For young people, the magnitude of what is happening in the world around them is even greater. To put this in perspective, think back to when you were an adolescent. For many of us, our experiences as young people were powerful, especially from the ages of 10 to 20. In psychology, this is referred to as the reminiscence bump. Friendships were more intense. Decisions felt monumental. Disappointments were harder to rebound from. We may have had our first love during this time. In fact there were many “firsts.”
The experiences we have faced during the last ten months also were “firsts” for most of us, but these firsts were not some of the expected firsts of adolescence, they were unexpected firsts. The memories we will take with us from this time in our lives will remain with us for the rest of our lives. Through what lens do we try to make sense of what has happened and the continuing evolution of our country’s response to public health, social justice and equity, and politics? And how might we help our young people to frame their thinking?
Yesterday we honored Dr. Martin Luther King, Jr. for the role he played as a leader in the civil rights movement as the reckoning of our country’s history of race relations continues to play out in a myriad of ways. There are so many profound things he said during his far too short life. Part of his legacy lives on through remembering his wise words. Among them:
“The function of education is to teach one to think intensively and to think critically. Intelligence plus character – that is the goal of true education.”

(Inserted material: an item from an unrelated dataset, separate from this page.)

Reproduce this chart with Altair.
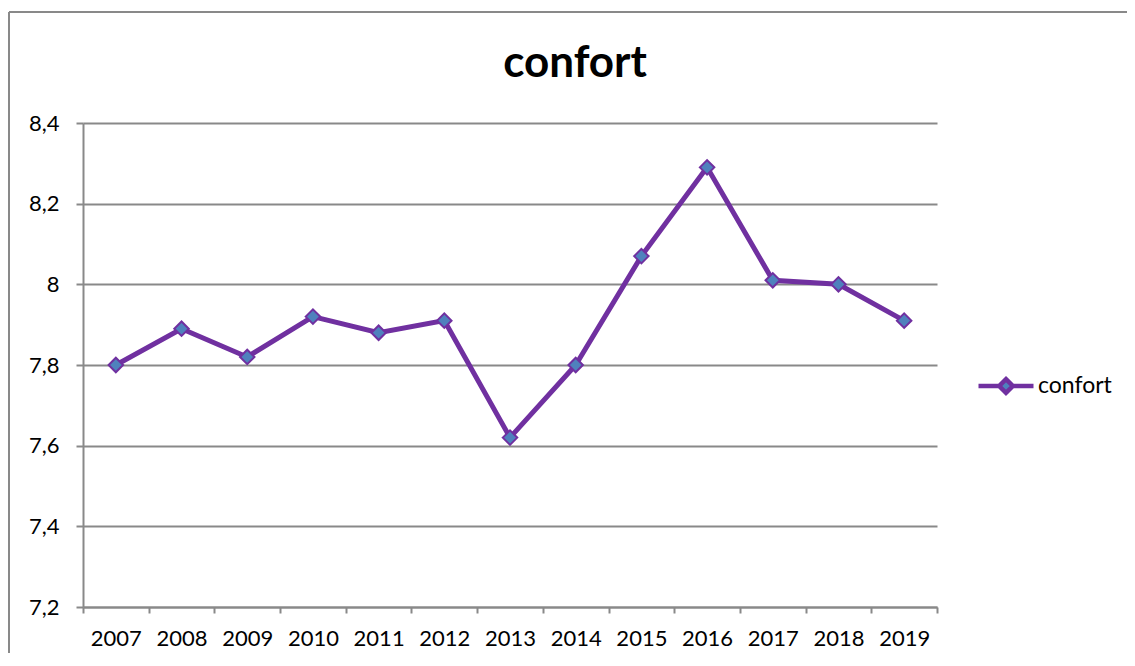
import altair as alt
import pandas as pd

years = ["2007", "2008", "2009", "2010", "2011", "2012", "2013",
         "2014", "2015", "2016", "2017", "2018", "2019"]
values = [7.80, 7.89, 7.82, 7.92, 7.88, 7.91, 7.62, 7.80, 8.07, 8.29, 8.01, 8.00, 7.91]
series = ["confort"] * len(years)
y_ticks = [7.2, 7.4, 7.6, 7.8, 8.0, 8.2, 8.4]
title_text = ["confort"]

df = pd.DataFrame({"year": years, "value": values, "series": series})

PURPLE = "#7030A0"
BLUE = "#4F81BD"
GREY = "#898989"
FONT = "Lato"

# legend symbol: line with a diamond in the middle (unit coords)
LEG_PATH = "M-1,0L-0.26,0M0.26,0L1,0M0,-0.25L0.25,0L0,0.25L-0.25,0Z"

x_enc = alt.X(
    "year:O",
    bandPosition=0.5,
    scale=alt.Scale(type="band", paddingInner=0, paddingOuter=0),
    axis=alt.Axis(
        title=None, labelAngle=0, tickBand="extent", grid=False,
        domainColor=GREY, domainWidth=2, tickColor=GREY, tickWidth=2, tickSize=6,
        labelFont=FONT, labelFontSize=22, labelColor="#000000", labelPadding=15,
    ),
)
y_enc = alt.Y(
    "value:Q",
    scale=alt.Scale(domain=[7.2, 8.4], nice=False, zero=False),
    axis=alt.Axis(
        title=None, values=y_ticks,
        labelExpr="replace(toString(round(datum.value*10)/10), '.', ',')",
        grid=True, gridColor=GREY, gridWidth=2,
        domainColor=GREY, domainWidth=2, tickColor=GREY, tickWidth=2, tickSize=7,
        labelFont=FONT, labelFontSize=22, labelColor="#000000", labelPadding=17,
    ),
)

base = alt.Chart(df)

line = base.mark_line(color=PURPLE, strokeWidth=5).encode(x=x_enc, y=y_enc)

points = base.mark_point(
    shape="diamond", filled=True, size=210, stroke=PURPLE, strokeWidth=2, opacity=1
).encode(
    x=x_enc,
    y=y_enc,
    fill=alt.Fill(
        "series:N",
        scale=alt.Scale(range=[BLUE]),
        legend=alt.Legend(
            title=None, orient="none", legendX=893, legendY=233,
            symbolType=LEG_PATH, symbolSize=3025,
            symbolStrokeColor=PURPLE, symbolStrokeWidth=4.5, symbolFillColor=BLUE,
            labelFont=FONT, labelFontSize=23, labelColor="#000000", labelOffset=2,
        ),
    ),
)

one = alt.Data(values=[{"t": t} for t in title_text])
title = alt.Chart(one).mark_text(
    font=FONT, fontSize=44, fontWeight="bold", color="#000000",
    align="center", baseline="alphabetic",
).encode(text="t:N", x=alt.value(492), y=alt.value(-46))

frame_top = alt.Chart(one).mark_rule(color=GREY, strokeWidth=2).encode(
    x=alt.value(-74), x2=alt.value(1200), y=alt.value(-111)
)
frame_left = alt.Chart(one).mark_rule(color=GREY, strokeWidth=2).encode(
    x=alt.value(-74), y=alt.value(-111), y2=alt.value(700)
)

chart = alt.layer(frame_top, frame_left, title, line, points).properties(
    width=854,
    height=484,
    autosize=alt.AutoSizeParams(type="none"),
    padding={"left": 75, "top": 115, "right": 190, "bottom": 46},
).configure_view(stroke=None)

chart.save("out.html", embed_options={"renderer": "svg", "actions": False})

– Dr. Martin Luther King, Jr.
During these unprecedented times, thinking intensely and critically is a path to understanding and true scholarship. As a school, Roycemore strives to support young people to think critically, to understand diverse points of view, and to learn the importance of citizenship in our American democracy. This moment that we are collectively experiencing will affect young people in powerful ways, and certainly differently than it affects adults. However, by helping young people to cultivate “strength and careful judgement” as our school motto calls us to do, and by loving them unconditionally, we can help them reframe this moment as a time of great challenge, paired with accelerated learning, and hopefully profound breakthroughs as they gain new perspectives and confidence in their abilities.